Obedience. That’s what Saint Joseph teaches us. Obedience.
Do not hesitate to take Mary as your wife. And he obeys. Take Mary and the child to Egypt. And he obeys.
And it’s good for future priests to learn obedience. For, in a very real way, obedience is their work. Obedience to their Bishop, to their pastors, to their Faculty Advisor and Spiritual Director and even to their Rector.
But why are you called to be obedient to your legitimate superiors? Is it because they are always right? They are always brighter than you, more talented than you and always more capable of making the right decision?
Not necessarily. Because sometimes your legitimate superior will be less bright than you, less experienced and sometimes even less capable of making the right decision.
But you obey with docility because God has made this man your Bishop or your Rector of your Pastor and its up to God alone to make sense of it. And for now God calls that man to make the decisions and you to obey them, as a participation, if nothing else, in the kenotic self giving, the obedience unto death which is at the heart of Christ’s perfect sacrifice of love upon the Cross for our salvation.

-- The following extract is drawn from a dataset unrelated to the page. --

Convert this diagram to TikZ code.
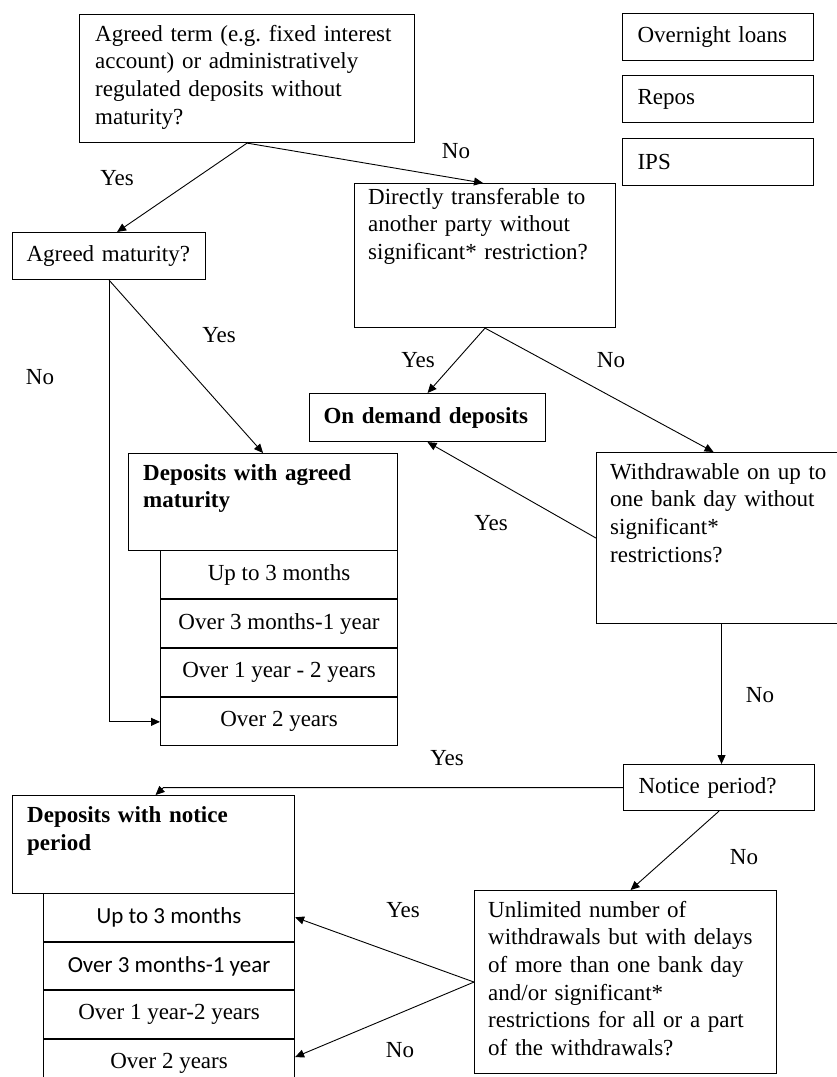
\documentclass[tikz,border=0pt]{standalone}
\usepackage{fontspec}
\setmainfont{Liberation Serif}
\newfontfamily\calibri{Carlito}
\usetikzlibrary{arrows.meta}
\frenchspacing

\tikzstyle{frame}=[draw, line width=1.1pt, anchor=north west, inner sep=0pt]
\tikzstyle{small}=[frame, align=left, inner xsep=15pt, minimum height=47pt]
\tikzstyle{row}=[frame, align=center]
\tikzstyle{txt}=[anchor=base west, inner sep=0pt, align=left]
\tikzstyle{lbl}=[inner sep=0pt]
\tikzstyle{con}=[line width=0.9pt, -{Triangle[length=9pt,width=8pt]}]

\begin{document}
\begin{tikzpicture}[x=1pt, y=-1pt, font=\fontsize{23}{27.7}\selectfont]
	\useasboundingbox (0,0) rectangle (837,1077);
	\node[frame, minimum width=335pt, minimum height=128pt] (term) at (79,14) {};
	\node[txt, text width=310pt] (term-t) at ([shift={(16,27)}]term.north west)
		{Agreed term (e.g. fixed interest\\ account) or administratively\\ regulated deposits without\\ maturity?};
	\node[frame, minimum width=261pt, minimum height=144pt] (dt) at (354,183) {};
	\node[txt, text width=240pt] (dt-t) at ([shift={(14,21)}]dt.north west)
		{Directly transferable to\\ another party without\\ significant* restriction?};
	\node[frame, minimum width=250pt, minimum height=171pt] (wd) at (596,452) {};
	\node[txt, text width=225pt] (wd-t) at ([shift={(14,27)}]wd.north west)
		{Withdrawable on up to\\ one bank day without\\ significant*\\ restrictions?};
	\node[frame, minimum width=302pt, minimum height=183pt] (ul) at (474,890) {};
	\node[txt, text width=285pt] (ul-t) at ([shift={(14,27)}]ul.north west)
		{Unlimited number of\\ withdrawals but with delays\\ of more than one bank day\\ and/or significant*\\ restrictions for all or a part\\ of the withdrawals?};
%
	\node[small, text width=161pt] (ol) at (622,13) {Overnight loans};
	\node[small, text width=161pt] (repos) at (622,75) {Repos};
	\node[small, text width=161pt] (ips) at (622,138) {IPS};
	\node[small, text width=165pt, inner xsep=14pt] (am) at (12,232) {Agreed maturity?};
	\node[small, text width=208pt, inner xsep=14pt, minimum height=48pt] (od) at (309,393) {\textbf{On demand deposits}};
	\node[small, text width=161pt, minimum height=46pt] (np) at (623,764) {Notice period?};
%
	\node[frame, minimum width=269pt, minimum height=97pt] (dam) at (128,453) {};
	\node[txt, text width=245pt] (dam-t) at ([shift={(15,27)}]dam.north west)
		{\textbf{Deposits with agreed}\\ \textbf{maturity}};
	\node[row, minimum width=237pt, minimum height=48pt] (da1) at (160,550) {Up to 3 months};
	\node[row, minimum width=237pt, minimum height=48pt] (da2) at (da1.south west) {Over 3 months-1 year};
	\node[row, minimum width=237pt, minimum height=48pt] (da3) at (da2.south west) {Over 1 year - 2 years};
	\node[row, minimum width=237pt, minimum height=48pt] (da4) at (da3.south west) {Over 2 years};
%
	\node[frame, minimum width=282pt, minimum height=98pt] (dn) at (12,795) {};
	\node[txt, text width=260pt] (dn-t) at ([shift={(15,27.5)}]dn.north west)
		{\textbf{Deposits with notice}\\ \textbf{period}};
	\node[row, minimum width=251pt, minimum height=47.5pt] (dn1) at (43,893) {\calibri Up to 3 months};
	\node[row, minimum width=251pt, minimum height=47.5pt] (dn2) at (dn1.south west) {\calibri Over 3 months-1 year};
	\node[row, minimum width=251pt, minimum height=47.5pt] (dn3) at (dn2.south west) {Over 1 year-2 years};
	\node[row, minimum width=251pt, minimum height=47.5pt] (dn4) at (dn3.south west) {Over 2 years};
%
	\draw[con] (term.south) -- ([xshift=8pt]am.north);
	\draw[con] (term.south) -- ([xshift=-2pt]dt.north);
	\draw[con] (am.south) -- (dam.north);
	\draw[con] (am.south) -- (am.south |- da4.west) -- (da4.west);
	\draw[con] (dt.south) -- (od.north);
	\draw[con] (dt.south) -- ([xshift=-8pt]wd.north);
	\draw[con] (wd.west) -- (od.south);
	\draw[con] (wd.south) -- (wd.south |- np.north);
	\draw[con] (np.west) -- ([xshift=10pt]dn.north |- np.west) -- ([xshift=2pt]dn.north);
	\draw[con] (np.south) -- ([xshift=5pt]ul.north);
	\draw[con] (ul.west) -- (dn1.east);
	\draw[con] (ul.west) -- ([yshift=6pt]dn4.east);
%
	\node[lbl] (l-yes1) at (117,178) {Yes};
	\node[lbl] (l-no1) at (456,151) {No};
	\node[lbl] (l-yes2) at (219,335) {Yes};
	\node[lbl] (l-no2) at (40,377) {No};
	\node[lbl] (l-yes3) at (418,360) {Yes};
	\node[lbl] (l-no3) at (611,360) {No};
	\node[lbl] (l-yes4) at (491,523) {Yes};
	\node[lbl] (l-no4) at (760,695) {No};
	\node[lbl] (l-yes5) at (447,758) {Yes};
	\node[lbl] (l-no5) at (744,857) {No};
	\node[lbl] (l-yes6) at (403,910) {Yes};
	\node[lbl] (l-no6) at (400,1050) {No};
\end{tikzpicture}
\end{document}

Saint Joseph helps us understand obedience in a very real way. Actually Origen does, when he writes: "Joseph understood that Jesus was superior to him even as he submitted to him, and, knowing the superiority of his charge, he commanded him with respect and moderation. Everyone should reflect on this: frequently a lesser man is placed over people who are greater, and it happens at times that an inferior is more worthy than the one who appears to be set above him. If a person of greater dignity understands this, then he will not be puffed up with pride because of his higher rank; he will know that his inferior may well be superior to him, even as Jesus was subject to Joseph.”
I think of another Joseph, Joseph Ratzinger, our beloved Pope emeritus. After experiencing the increasing weight of his physical limitations he set aside the Petrine office for a life of prayer. "I am,” he told us, now a “simply a pilgrim beginning the last leg of his pilgrimage on this Earth.”
And then he, the Pope did a remarkable thing. Joseph of Bavaria made a promise of obedience, “unconditional reverence and obedience,” to whoever his successor will be. A promise he has kept.
Did he do it because he knew his successor would be a better theologian than him, a more powerful preacher or a more effective Pope. No. He did it because there could be only one Pope, and he, the emeritus, would render him unconditional obedience and respect.
He did it because he belied the words he preached years before: “Only if we know how to lose ourselves, if we give ourselves, may we find ourselves. When this occurs, it is not our will that prevails, but that of the Father to which Jesus submitted himself: ‘Father, if you are willing, take this cup away from me; still, not my will but yours be done.’ (Lk 22:42)…. This is what St. Joseph has taught us, with his renouncing, with his abandonment, that in a certain sense foreshadowed the imitation of the Crucified Jesus, the paths of fidelity, of the resurrection, and of life.” (Cardinal Joseph Ratzinger, homily 19 March 1992)
So take this from our Feast of Saint Joseph the husband of Mary and custos of the Son of God: Obey. Obey your Rector, or your Bishop, or any legitimate authority with humility, docility and love and you will grow into the image of him who was obedient unto death, even death on a Cross.